[begin Data section]

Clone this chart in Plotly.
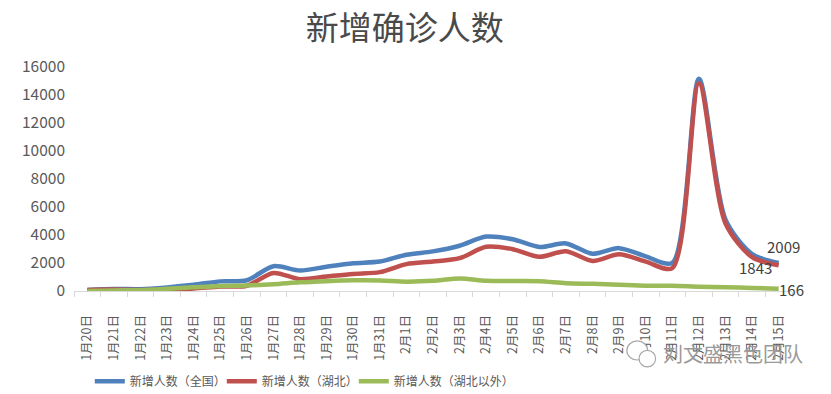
import plotly.graph_objects as go

dates = ["1月20日", "1月21日", "1月22日", "1月23日", "1月24日", "1月25日", "1月26日",
         "1月27日", "1月28日", "1月29日", "1月30日", "1月31日", "2月1日", "2月2日",
         "2月3日", "2月4日", "2月5日", "2月6日", "2月7日", "2月8日", "2月9日",
         "2月10日", "2月11日", "2月12日", "2月13日", "2月14日", "2月15日"]

national = [77, 149, 131, 259, 444, 688, 769, 1771, 1459, 1737, 1982, 2102, 2590, 2829,
            3235, 3887, 3694, 3143, 3399, 2656, 3062, 2478, 2015, 15152, 5090, 2641, 2009]
hubei = [72, 105, 69, 105, 180, 323, 371, 1291, 840, 1032, 1220, 1347, 1921, 2103,
         2345, 3156, 2987, 2447, 2841, 2147, 2618, 2097, 1638, 14840, 4823, 2420, 1843]
outside = [5, 44, 62, 154, 264, 365, 398, 480, 619, 705, 762, 755, 669, 726,
           890, 731, 707, 696, 558, 509, 444, 381, 377, 312, 267, 221, 166]

names = ["新增人数（全国）", "新增人数（湖北）", "新增人数（湖北以外）"]
colors = ["#4F81BD", "#C0504D", "#9BBB59"]
# pixel offsets of the end-value labels relative to the last point
label_shift = [(5, 16), (-23, -2), (13, -1)]

FONT = "Noto Sans CJK SC"
fig = go.Figure()
for name, vals, col in zip(names, [national, hubei, outside], colors):
    fig.add_trace(go.Scatter(
        x=dates, y=vals, name=name, mode="lines",
        line=dict(color=col, width=4.5, shape="spline", smoothing=0.8),
    ))
# invisible spacer entry so the last legend label is not clipped
fig.add_trace(go.Scatter(x=[dates[0]], y=[None], name=" ", mode="lines",
                         line=dict(color="rgba(0,0,0,0)"), hoverinfo="skip"))

for vals, (dx, dy) in zip([national, hubei, outside], label_shift):
    fig.add_annotation(x=dates[-1], y=vals[-1], text=str(vals[-1]), showarrow=False,
                       xshift=dx, yshift=dy, xanchor="center", yanchor="middle",
                       font=dict(family=FONT, size=15, color="#404040"))

fig.update_layout(
    width=831, height=394,
    margin=dict(l=74, r=39, t=67, b=103, autoexpand=False),
    paper_bgcolor="white", plot_bgcolor="white",
    font=dict(family=FONT, color="#595959"),
    title=dict(text="新增确诊人数", xref="container", x=0.487, xanchor="center",
               y=0.928, yanchor="middle",
               font=dict(family=FONT, size=33, color="#4A4A4A")),
    showlegend=True,
    legend=dict(orientation="h", x=0.022, xanchor="left", y=-0.403, yanchor="middle",
                font=dict(family=FONT, size=12, color="#595959"),
                entrywidth=87, entrywidthmode="pixels", itemwidth=30),
    xaxis=dict(type="category", range=[-0.5, 26.5], showgrid=False, automargin=False,
               showline=True, linecolor="#D9D9D9", linewidth=1,
               ticks="outside", tickson="boundaries", ticklen=5, tickcolor="#D9D9D9",
               ticklabelstandoff=18,
               tickangle=-90, tickfont=dict(family=FONT, size=12.5, color="#595959")),
    yaxis=dict(range=[0, 16000], dtick=2000, showgrid=False, zeroline=False,
               showline=False, ticks="", tickformat="d", automargin=False,
               ticklabelstandoff=8,
               tickfont=dict(family=FONT, size=15.5, color="#595959")),
)

# watermark (WeChat-style icon + account name)
fig.add_shape(type="circle", xref="paper", yref="paper",
              x0=0.770, x1=0.799, y0=-0.308, y1=-0.223,
              line=dict(color="#A8A8A8", width=1.2), fillcolor="white")
fig.add_shape(type="circle", xref="paper", yref="paper",
              x0=0.787, x1=0.810, y0=-0.339, y1=-0.265,
              line=dict(color="#A8A8A8", width=1.2), fillcolor="white")
fig.add_annotation(text="刘文盛黑色团队", xref="paper", yref="paper",
                   x=0.818, y=-0.281, xanchor="left", yanchor="middle", showarrow=False,
                   font=dict(family=FONT, size=20, color="#9A9A9A"))

fig.write_html("out.html", config={"displayModeBar": False},
               post_script="document.body.style.margin='0';")
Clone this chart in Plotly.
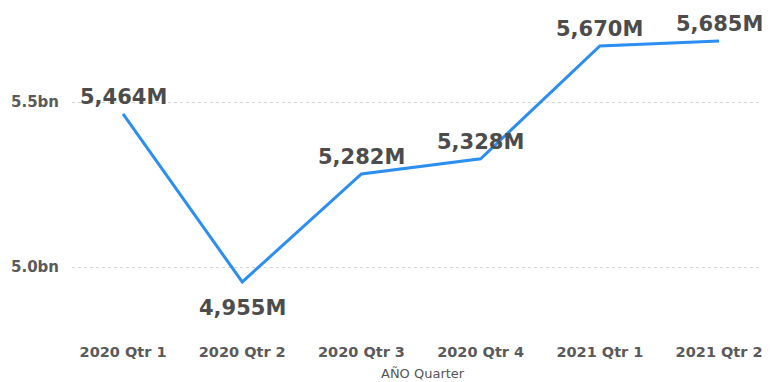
import plotly.graph_objects as go

# --- DATA ---
quarters = ["2020 Qtr 1", "2020 Qtr 2", "2020 Qtr 3", "2020 Qtr 4", "2021 Qtr 1", "2021 Qtr 2"]
values = [5464e6, 4955e6, 5282e6, 5328e6, 5670e6, 5685e6]
y_ticks = [5.0e9, 5.5e9]
y_tick_labels = ["5.0bn", "5.5bn"]
label_pos = ["top", "bottom", "top", "top", "top", "top"]

fig = go.Figure()
fig.add_trace(go.Scatter(
    x=quarters, y=values, mode="lines",
    line=dict(color="#2b8ef0", width=3),
    hoverinfo="skip",
))

# data labels above/below each point
for q, v, pos in zip(quarters, values, label_pos):
    fig.add_annotation(
        x=q, y=v, text=f"{v/1e6:,.0f}M", showarrow=False,
        yanchor="bottom" if pos == "top" else "top",
        yshift=3 if pos == "top" else -12,
        font=dict(family="DejaVu Sans", size=21, color="#4c4c4c", weight="bold"),
    )

# axis title
fig.add_annotation(
    x=0.508, y=-0.099, xref="paper", yref="paper", yanchor="middle",
    text="AÑO Quarter", showarrow=False,
    font=dict(family="DejaVu Sans", size=13, color="#555555"),
)

# page body has an 8px margin, so keep the figure inside the window
fig.update_layout(
    width=754, height=374,
    margin=dict(l=64, r=0, t=0, b=41),
    paper_bgcolor="white", plot_bgcolor="white",
    showlegend=False,
    xaxis=dict(
        range=[-0.428, 5.36], showgrid=False, zeroline=False, showline=False,
        ticks="", automargin=False,
        tickfont=dict(family="DejaVu Sans", size=14.5, color="#5a5a5a", weight="bold"),
    ),
    yaxis=dict(
        range=[4.776e9, 5.785e9], tickvals=y_ticks, ticktext=y_tick_labels,
        showgrid=True, gridcolor="#d6d6d6", griddash="dot", gridwidth=1,
        zeroline=False, showline=False, ticks="", automargin=False,
        ticklabelstandoff=12,
        tickfont=dict(family="DejaVu Sans", size=15, color="#5a5a5a", weight="bold"),
    ),
)

fig.write_html("out.html")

[end Data section]

• Problem requirements
Write out the material above once more, exactly as it reads, with no pictures.

• Finished answer
Clone this chart in Plotly.
import plotly.graph_objects as go

dates = ["1月20日", "1月21日", "1月22日", "1月23日", "1月24日", "1月25日", "1月26日",
         "1月27日", "1月28日", "1月29日", "1月30日", "1月31日", "2月1日", "2月2日",
         "2月3日", "2月4日", "2月5日", "2月6日", "2月7日", "2月8日", "2月9日",
         "2月10日", "2月11日", "2月12日", "2月13日", "2月14日", "2月15日"]

national = [77, 149, 131, 259, 444, 688, 769, 1771, 1459, 1737, 1982, 2102, 2590, 2829,
            3235, 3887, 3694, 3143, 3399, 2656, 3062, 2478, 2015, 15152, 5090, 2641, 2009]
hubei = [72, 105, 69, 105, 180, 323, 371, 1291, 840, 1032, 1220, 1347, 1921, 2103,
         2345, 3156, 2987, 2447, 2841, 2147, 2618, 2097, 1638, 14840, 4823, 2420, 1843]
outside = [5, 44, 62, 154, 264, 365, 398, 480, 619, 705, 762, 755, 669, 726,
           890, 731, 707, 696, 558, 509, 444, 381, 377, 312, 267, 221, 166]

names = ["新增人数（全国）", "新增人数（湖北）", "新增人数（湖北以外）"]
colors = ["#4F81BD", "#C0504D", "#9BBB59"]
# pixel offsets of the end-value labels relative to the last point
label_shift = [(5, 16), (-23, -2), (13, -1)]

FONT = "Noto Sans CJK SC"
fig = go.Figure()
for name, vals, col in zip(names, [national, hubei, outside], colors):
    fig.add_trace(go.Scatter(
        x=dates, y=vals, name=name, mode="lines",
        line=dict(color=col, width=4.5, shape="spline", smoothing=0.8),
    ))
# invisible spacer entry so the last legend label is not clipped
fig.add_trace(go.Scatter(x=[dates[0]], y=[None], name=" ", mode="lines",
                         line=dict(color="rgba(0,0,0,0)"), hoverinfo="skip"))

for vals, (dx, dy) in zip([national, hubei, outside], label_shift):
    fig.add_annotation(x=dates[-1], y=vals[-1], text=str(vals[-1]), showarrow=False,
                       xshift=dx, yshift=dy, xanchor="center", yanchor="middle",
                       font=dict(family=FONT, size=15, color="#404040"))

fig.update_layout(
    width=831, height=394,
    margin=dict(l=74, r=39, t=67, b=103, autoexpand=False),
    paper_bgcolor="white", plot_bgcolor="white",
    font=dict(family=FONT, color="#595959"),
    title=dict(text="新增确诊人数", xref="container", x=0.487, xanchor="center",
               y=0.928, yanchor="middle",
               font=dict(family=FONT, size=33, color="#4A4A4A")),
    showlegend=True,
    legend=dict(orientation="h", x=0.022, xanchor="left", y=-0.403, yanchor="middle",
                font=dict(family=FONT, size=12, color="#595959"),
                entrywidth=87, entrywidthmode="pixels", itemwidth=30),
    xaxis=dict(type="category", range=[-0.5, 26.5], showgrid=False, automargin=False,
               showline=True, linecolor="#D9D9D9", linewidth=1,
               ticks="outside", tickson="boundaries", ticklen=5, tickcolor="#D9D9D9",
               ticklabelstandoff=18,
               tickangle=-90, tickfont=dict(family=FONT, size=12.5, color="#595959")),
    yaxis=dict(range=[0, 16000], dtick=2000, showgrid=False, zeroline=False,
               showline=False, ticks="", tickformat="d", automargin=False,
               ticklabelstandoff=8,
               tickfont=dict(family=FONT, size=15.5, color="#595959")),
)

# watermark (WeChat-style icon + account name)
fig.add_shape(type="circle", xref="paper", yref="paper",
              x0=0.770, x1=0.799, y0=-0.308, y1=-0.223,
              line=dict(color="#A8A8A8", width=1.2), fillcolor="white")
fig.add_shape(type="circle", xref="paper", yref="paper",
              x0=0.787, x1=0.810, y0=-0.339, y1=-0.265,
              line=dict(color="#A8A8A8", width=1.2), fillcolor="white")
fig.add_annotation(text="刘文盛黑色团队", xref="paper", yref="paper",
                   x=0.818, y=-0.281, xanchor="left", yanchor="middle", showarrow=False,
                   font=dict(family=FONT, size=20, color="#9A9A9A"))

fig.write_html("out.html", config={"displayModeBar": False},
               post_script="document.body.style.margin='0';")
Clone this chart in Plotly.
import plotly.graph_objects as go

# --- DATA ---
quarters = ["2020 Qtr 1", "2020 Qtr 2", "2020 Qtr 3", "2020 Qtr 4", "2021 Qtr 1", "2021 Qtr 2"]
values = [5464e6, 4955e6, 5282e6, 5328e6, 5670e6, 5685e6]
y_ticks = [5.0e9, 5.5e9]
y_tick_labels = ["5.0bn", "5.5bn"]
label_pos = ["top", "bottom", "top", "top", "top", "top"]

fig = go.Figure()
fig.add_trace(go.Scatter(
    x=quarters, y=values, mode="lines",
    line=dict(color="#2b8ef0", width=3),
    hoverinfo="skip",
))

# data labels above/below each point
for q, v, pos in zip(quarters, values, label_pos):
    fig.add_annotation(
        x=q, y=v, text=f"{v/1e6:,.0f}M", showarrow=False,
        yanchor="bottom" if pos == "top" else "top",
        yshift=3 if pos == "top" else -12,
        font=dict(family="DejaVu Sans", size=21, color="#4c4c4c", weight="bold"),
    )

# axis title
fig.add_annotation(
    x=0.508, y=-0.099, xref="paper", yref="paper", yanchor="middle",
    text="AÑO Quarter", showarrow=False,
    font=dict(family="DejaVu Sans", size=13, color="#555555"),
)

# page body has an 8px margin, so keep the figure inside the window
fig.update_layout(
    width=754, height=374,
    margin=dict(l=64, r=0, t=0, b=41),
    paper_bgcolor="white", plot_bgcolor="white",
    showlegend=False,
    xaxis=dict(
        range=[-0.428, 5.36], showgrid=False, zeroline=False, showline=False,
        ticks="", automargin=False,
        tickfont=dict(family="DejaVu Sans", size=14.5, color="#5a5a5a", weight="bold"),
    ),
    yaxis=dict(
        range=[4.776e9, 5.785e9], tickvals=y_ticks, ticktext=y_tick_labels,
        showgrid=True, gridcolor="#d6d6d6", griddash="dot", gridwidth=1,
        zeroline=False, showline=False, ticks="", automargin=False,
        ticklabelstandoff=12,
        tickfont=dict(family="DejaVu Sans", size=15, color="#5a5a5a", weight="bold"),
    ),
)

fig.write_html("out.html")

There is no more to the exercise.